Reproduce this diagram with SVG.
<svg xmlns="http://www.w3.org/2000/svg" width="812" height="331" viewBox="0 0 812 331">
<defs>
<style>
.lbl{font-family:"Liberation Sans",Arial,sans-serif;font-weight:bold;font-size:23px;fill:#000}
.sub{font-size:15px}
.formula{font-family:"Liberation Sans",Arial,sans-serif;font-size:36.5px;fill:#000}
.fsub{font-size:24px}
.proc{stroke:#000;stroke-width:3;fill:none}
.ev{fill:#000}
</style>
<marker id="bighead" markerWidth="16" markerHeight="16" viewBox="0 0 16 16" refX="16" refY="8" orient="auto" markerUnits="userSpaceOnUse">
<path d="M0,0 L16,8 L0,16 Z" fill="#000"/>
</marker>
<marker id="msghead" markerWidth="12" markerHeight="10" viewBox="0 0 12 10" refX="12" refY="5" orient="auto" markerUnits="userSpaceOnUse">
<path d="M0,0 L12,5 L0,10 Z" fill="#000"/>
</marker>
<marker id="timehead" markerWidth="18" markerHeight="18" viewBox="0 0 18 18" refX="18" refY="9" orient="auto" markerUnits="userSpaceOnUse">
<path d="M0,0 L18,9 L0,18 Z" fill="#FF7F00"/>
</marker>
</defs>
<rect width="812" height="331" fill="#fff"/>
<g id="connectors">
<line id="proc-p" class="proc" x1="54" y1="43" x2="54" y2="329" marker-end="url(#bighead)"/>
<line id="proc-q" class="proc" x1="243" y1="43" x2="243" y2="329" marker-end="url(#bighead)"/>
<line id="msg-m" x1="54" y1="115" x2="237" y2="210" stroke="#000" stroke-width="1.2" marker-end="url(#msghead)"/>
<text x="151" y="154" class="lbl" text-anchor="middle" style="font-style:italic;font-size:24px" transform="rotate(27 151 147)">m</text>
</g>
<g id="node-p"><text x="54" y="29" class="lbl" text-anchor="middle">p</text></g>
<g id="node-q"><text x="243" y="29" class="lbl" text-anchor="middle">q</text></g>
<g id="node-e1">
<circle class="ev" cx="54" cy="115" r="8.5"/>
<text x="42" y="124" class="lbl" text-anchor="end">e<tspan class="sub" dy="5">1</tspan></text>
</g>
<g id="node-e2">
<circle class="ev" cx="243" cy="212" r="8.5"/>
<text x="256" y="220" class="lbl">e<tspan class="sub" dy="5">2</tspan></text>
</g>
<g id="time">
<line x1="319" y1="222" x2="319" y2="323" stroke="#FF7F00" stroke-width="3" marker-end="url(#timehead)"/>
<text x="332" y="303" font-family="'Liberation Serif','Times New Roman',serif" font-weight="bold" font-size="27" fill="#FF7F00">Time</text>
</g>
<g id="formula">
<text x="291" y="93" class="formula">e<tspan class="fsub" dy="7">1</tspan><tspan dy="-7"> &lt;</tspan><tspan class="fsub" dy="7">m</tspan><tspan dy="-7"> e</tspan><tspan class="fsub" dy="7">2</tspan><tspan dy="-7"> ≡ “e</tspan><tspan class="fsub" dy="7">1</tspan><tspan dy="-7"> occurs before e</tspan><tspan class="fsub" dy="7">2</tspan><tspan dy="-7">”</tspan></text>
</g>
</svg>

○ ○ ○ ○

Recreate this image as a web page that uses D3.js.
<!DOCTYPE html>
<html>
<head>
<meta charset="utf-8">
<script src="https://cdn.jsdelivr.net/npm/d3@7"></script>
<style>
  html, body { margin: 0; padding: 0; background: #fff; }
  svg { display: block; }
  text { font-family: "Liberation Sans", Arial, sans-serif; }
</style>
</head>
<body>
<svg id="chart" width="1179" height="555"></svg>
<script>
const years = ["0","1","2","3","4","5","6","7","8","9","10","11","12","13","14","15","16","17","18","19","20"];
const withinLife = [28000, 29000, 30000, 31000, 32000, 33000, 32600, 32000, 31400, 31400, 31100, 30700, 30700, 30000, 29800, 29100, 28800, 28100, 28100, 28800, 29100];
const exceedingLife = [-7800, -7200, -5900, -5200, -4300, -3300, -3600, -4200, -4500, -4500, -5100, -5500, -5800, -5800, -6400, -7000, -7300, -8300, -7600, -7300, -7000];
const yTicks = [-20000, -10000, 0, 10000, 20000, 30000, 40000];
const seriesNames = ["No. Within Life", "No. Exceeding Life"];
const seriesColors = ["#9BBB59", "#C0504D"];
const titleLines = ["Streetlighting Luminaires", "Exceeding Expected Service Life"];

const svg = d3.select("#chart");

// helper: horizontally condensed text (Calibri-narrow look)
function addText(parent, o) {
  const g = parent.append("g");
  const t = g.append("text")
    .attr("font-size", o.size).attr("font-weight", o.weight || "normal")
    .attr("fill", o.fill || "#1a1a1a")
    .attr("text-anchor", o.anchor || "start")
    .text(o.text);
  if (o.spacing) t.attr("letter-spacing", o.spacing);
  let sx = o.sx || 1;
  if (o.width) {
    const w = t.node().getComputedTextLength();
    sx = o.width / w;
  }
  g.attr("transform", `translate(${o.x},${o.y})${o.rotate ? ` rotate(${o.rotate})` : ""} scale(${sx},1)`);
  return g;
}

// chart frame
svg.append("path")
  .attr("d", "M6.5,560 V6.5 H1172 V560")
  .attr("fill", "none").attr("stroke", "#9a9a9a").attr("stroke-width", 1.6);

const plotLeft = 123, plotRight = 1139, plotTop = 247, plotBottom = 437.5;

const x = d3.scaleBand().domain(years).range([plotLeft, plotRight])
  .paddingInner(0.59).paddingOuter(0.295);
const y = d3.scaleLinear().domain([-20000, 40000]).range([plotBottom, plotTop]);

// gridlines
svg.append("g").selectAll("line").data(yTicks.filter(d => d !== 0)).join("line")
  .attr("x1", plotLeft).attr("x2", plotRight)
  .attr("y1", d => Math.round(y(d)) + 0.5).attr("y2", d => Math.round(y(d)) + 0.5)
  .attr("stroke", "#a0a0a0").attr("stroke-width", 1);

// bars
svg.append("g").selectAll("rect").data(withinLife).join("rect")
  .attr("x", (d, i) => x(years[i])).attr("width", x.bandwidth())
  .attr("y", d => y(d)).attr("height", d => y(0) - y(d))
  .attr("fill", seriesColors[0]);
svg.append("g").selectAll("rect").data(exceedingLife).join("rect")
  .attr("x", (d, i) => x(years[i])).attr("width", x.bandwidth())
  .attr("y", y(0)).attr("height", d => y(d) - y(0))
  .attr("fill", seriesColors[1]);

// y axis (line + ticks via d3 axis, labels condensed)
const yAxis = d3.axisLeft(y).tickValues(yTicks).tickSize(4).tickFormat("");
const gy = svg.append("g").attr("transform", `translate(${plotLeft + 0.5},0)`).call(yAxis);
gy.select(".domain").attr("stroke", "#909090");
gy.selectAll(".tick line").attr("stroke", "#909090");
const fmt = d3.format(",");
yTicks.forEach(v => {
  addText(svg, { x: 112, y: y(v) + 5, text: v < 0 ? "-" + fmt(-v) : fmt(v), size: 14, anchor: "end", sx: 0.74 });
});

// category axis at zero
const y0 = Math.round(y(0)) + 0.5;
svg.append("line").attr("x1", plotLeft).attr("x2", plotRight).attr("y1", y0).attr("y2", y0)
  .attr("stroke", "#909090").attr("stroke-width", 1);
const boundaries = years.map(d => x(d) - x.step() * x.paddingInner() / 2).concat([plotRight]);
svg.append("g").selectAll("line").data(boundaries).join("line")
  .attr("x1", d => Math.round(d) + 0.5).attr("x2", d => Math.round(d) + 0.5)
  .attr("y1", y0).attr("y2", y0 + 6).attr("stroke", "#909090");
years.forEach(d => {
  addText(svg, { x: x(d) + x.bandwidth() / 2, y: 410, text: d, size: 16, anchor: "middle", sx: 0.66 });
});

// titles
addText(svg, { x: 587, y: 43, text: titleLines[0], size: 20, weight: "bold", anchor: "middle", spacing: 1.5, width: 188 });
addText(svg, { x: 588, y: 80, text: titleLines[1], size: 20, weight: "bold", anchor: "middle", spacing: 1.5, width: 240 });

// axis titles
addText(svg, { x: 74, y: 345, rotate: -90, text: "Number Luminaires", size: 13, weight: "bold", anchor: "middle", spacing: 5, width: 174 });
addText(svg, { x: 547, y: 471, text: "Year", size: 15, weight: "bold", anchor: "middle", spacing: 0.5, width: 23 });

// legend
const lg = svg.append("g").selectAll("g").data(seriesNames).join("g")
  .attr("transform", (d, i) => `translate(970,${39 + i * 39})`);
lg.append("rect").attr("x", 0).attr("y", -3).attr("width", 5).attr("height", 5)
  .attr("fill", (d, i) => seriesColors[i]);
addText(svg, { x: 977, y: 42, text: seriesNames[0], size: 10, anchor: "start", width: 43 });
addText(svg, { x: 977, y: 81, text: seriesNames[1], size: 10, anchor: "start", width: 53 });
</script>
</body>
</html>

○ ○ ○ ○

Stated exercise: Count every line above that holds the string "this" and give the total, nothing more.

Problem solution: 2